(Stored entries)
━━━━━━━━━━

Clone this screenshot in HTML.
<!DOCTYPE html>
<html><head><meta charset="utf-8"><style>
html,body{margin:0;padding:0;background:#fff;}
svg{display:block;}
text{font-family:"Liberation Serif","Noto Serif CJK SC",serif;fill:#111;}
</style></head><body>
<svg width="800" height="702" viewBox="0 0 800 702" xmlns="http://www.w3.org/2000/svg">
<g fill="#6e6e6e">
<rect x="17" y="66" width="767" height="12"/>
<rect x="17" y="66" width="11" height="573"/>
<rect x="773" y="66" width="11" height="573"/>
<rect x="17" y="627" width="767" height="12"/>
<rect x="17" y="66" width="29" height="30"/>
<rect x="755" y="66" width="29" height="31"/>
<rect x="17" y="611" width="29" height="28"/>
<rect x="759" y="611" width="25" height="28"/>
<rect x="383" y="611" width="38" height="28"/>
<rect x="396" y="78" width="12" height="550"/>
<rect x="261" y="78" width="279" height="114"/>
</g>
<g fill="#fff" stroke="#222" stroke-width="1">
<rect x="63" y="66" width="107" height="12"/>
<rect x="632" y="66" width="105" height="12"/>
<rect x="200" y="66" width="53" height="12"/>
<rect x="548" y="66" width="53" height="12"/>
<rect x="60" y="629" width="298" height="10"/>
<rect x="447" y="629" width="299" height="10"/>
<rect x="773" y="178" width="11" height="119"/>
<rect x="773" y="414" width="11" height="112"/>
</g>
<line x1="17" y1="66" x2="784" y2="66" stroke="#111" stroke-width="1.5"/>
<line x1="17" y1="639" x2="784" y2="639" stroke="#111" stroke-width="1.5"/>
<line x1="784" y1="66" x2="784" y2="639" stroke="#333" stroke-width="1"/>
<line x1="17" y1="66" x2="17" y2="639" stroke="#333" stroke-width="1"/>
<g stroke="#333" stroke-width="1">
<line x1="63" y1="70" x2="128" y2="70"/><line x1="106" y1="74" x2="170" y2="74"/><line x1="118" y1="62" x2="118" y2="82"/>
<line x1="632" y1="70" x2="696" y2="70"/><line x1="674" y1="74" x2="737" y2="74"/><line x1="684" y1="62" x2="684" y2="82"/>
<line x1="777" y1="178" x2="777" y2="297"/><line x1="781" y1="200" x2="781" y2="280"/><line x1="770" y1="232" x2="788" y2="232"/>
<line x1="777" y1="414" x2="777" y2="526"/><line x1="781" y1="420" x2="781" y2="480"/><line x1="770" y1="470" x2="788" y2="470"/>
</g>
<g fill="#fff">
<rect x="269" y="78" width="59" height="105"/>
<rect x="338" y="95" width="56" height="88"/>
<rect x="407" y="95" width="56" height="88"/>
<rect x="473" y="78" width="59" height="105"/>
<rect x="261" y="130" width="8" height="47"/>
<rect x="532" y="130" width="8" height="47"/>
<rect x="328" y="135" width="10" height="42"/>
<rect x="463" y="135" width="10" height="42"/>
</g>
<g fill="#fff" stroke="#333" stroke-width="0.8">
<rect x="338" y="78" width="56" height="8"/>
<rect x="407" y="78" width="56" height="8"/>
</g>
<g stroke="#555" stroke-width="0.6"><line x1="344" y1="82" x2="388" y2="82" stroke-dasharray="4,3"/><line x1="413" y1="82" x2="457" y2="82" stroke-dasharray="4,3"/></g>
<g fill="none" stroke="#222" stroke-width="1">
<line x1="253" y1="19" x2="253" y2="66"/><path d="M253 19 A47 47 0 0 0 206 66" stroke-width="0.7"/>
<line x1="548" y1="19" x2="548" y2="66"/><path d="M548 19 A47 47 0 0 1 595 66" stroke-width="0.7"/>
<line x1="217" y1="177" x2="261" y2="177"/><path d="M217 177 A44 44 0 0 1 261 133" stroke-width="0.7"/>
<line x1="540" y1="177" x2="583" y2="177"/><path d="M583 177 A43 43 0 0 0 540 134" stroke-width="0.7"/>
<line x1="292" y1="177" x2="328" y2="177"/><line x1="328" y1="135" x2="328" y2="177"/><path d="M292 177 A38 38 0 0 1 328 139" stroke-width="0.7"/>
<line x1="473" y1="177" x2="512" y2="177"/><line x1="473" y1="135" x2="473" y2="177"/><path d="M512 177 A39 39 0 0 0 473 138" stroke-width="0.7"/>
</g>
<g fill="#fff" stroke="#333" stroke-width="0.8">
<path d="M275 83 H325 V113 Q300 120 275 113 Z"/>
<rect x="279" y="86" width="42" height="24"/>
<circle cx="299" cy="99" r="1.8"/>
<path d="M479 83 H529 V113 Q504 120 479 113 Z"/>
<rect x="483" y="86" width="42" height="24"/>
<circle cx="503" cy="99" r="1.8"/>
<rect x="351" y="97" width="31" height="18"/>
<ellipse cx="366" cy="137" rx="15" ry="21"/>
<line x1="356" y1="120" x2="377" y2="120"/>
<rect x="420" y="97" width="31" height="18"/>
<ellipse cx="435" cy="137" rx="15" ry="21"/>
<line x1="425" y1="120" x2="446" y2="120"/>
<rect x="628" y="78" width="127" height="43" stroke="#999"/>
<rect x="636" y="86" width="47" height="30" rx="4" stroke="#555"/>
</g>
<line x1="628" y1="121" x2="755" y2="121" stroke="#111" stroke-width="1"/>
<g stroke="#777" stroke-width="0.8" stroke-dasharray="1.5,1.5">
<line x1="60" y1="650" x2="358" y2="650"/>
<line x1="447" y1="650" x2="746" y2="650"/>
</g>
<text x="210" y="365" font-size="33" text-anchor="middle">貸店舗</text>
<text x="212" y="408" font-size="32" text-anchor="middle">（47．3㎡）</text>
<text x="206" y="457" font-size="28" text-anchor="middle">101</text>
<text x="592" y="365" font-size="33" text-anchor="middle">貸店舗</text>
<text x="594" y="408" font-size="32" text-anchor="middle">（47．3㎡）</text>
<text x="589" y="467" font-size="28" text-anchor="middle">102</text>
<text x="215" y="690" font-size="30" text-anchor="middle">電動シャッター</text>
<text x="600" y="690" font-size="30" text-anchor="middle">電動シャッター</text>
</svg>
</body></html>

━━━━━━━━━━

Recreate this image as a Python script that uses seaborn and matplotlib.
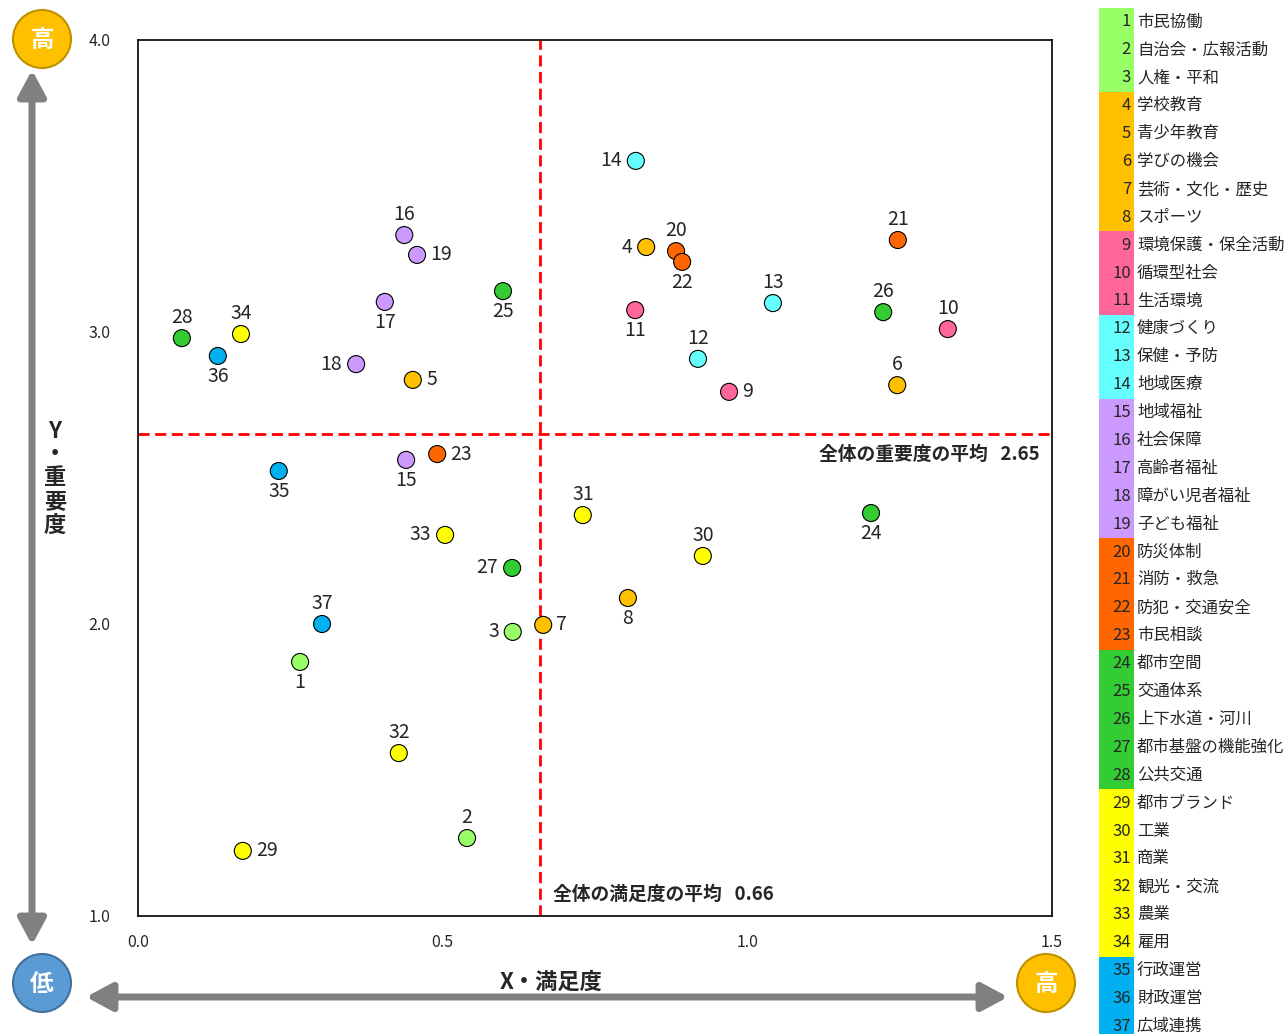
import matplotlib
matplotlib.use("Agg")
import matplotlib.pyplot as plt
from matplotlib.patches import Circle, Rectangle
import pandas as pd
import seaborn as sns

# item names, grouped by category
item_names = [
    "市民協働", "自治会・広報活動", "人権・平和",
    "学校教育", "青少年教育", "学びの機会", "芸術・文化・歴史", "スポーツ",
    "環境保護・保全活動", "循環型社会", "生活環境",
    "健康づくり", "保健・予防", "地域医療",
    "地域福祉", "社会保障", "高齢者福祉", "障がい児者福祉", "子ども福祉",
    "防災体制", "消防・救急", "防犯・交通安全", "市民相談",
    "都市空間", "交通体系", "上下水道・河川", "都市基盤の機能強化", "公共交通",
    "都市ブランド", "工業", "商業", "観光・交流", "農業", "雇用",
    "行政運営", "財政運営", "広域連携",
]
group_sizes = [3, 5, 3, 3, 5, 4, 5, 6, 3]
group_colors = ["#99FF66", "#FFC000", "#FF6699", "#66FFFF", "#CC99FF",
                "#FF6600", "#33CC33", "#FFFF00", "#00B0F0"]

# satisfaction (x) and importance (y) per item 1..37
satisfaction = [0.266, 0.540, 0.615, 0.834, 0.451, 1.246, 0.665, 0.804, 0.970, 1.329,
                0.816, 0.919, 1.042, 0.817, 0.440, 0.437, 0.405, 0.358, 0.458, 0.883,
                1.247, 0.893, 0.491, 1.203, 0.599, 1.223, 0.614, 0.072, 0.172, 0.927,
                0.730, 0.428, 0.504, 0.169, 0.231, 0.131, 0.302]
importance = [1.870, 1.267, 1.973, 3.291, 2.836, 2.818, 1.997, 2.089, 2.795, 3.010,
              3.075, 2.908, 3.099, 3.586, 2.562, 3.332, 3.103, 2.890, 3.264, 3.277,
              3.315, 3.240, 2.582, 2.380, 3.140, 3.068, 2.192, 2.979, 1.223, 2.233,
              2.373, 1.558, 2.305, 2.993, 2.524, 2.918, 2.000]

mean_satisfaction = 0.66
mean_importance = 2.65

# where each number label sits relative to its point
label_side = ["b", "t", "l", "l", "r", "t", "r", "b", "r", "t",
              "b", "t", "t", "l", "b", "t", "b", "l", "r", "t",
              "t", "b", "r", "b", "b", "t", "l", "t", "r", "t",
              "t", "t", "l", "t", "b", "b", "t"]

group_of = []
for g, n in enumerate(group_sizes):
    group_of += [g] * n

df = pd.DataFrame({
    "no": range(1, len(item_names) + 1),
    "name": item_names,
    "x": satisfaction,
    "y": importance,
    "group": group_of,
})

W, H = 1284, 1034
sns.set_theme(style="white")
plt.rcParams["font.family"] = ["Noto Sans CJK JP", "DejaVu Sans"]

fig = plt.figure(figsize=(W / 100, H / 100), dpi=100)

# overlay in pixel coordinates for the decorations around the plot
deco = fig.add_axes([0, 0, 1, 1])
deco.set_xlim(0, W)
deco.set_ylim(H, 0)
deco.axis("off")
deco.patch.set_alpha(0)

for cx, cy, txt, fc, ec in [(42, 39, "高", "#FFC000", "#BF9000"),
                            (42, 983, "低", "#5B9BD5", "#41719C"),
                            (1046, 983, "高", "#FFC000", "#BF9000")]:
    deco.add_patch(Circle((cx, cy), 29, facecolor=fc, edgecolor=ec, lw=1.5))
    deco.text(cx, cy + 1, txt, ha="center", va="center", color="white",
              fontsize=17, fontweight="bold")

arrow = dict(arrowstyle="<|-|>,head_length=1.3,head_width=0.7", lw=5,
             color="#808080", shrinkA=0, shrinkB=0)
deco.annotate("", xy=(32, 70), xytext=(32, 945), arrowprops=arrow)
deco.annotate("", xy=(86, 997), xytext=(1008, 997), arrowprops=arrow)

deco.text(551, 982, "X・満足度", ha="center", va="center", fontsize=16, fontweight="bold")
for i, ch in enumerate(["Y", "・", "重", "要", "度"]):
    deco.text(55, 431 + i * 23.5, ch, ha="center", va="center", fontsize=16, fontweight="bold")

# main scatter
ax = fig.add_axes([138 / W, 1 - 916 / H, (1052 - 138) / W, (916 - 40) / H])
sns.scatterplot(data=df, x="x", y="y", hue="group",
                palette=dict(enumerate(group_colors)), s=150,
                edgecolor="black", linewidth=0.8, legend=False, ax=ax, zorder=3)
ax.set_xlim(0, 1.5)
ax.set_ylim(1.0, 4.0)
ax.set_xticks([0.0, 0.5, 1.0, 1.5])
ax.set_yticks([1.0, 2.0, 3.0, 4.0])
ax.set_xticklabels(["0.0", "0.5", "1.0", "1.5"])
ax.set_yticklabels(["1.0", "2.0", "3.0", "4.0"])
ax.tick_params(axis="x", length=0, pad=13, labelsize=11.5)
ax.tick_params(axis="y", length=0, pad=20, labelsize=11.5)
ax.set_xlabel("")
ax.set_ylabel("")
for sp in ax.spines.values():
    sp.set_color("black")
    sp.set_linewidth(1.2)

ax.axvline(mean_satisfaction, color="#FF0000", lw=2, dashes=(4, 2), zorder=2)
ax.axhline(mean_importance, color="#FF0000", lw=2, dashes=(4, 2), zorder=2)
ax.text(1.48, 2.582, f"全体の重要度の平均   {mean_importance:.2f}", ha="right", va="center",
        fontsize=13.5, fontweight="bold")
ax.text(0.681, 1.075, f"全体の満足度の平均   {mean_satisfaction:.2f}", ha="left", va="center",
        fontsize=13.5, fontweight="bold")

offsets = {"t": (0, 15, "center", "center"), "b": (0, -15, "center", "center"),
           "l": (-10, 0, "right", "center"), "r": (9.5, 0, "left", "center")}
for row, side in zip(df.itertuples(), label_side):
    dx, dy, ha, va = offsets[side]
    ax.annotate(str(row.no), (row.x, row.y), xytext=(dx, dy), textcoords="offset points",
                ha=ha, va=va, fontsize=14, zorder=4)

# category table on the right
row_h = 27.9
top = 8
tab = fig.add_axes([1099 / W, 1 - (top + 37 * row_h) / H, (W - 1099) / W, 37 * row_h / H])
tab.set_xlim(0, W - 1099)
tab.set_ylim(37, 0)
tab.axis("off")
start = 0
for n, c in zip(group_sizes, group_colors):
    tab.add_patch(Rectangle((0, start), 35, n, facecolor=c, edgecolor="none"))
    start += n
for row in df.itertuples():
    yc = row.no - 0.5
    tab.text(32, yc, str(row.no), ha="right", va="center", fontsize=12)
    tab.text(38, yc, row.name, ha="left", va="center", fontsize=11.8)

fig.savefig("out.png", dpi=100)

━━━━━━━━━━

_Exercise_
Make a copy of each line that contains the string "seaborn".

_The output_
Recreate this image as a Python script that uses seaborn and matplotlib.
import seaborn as sns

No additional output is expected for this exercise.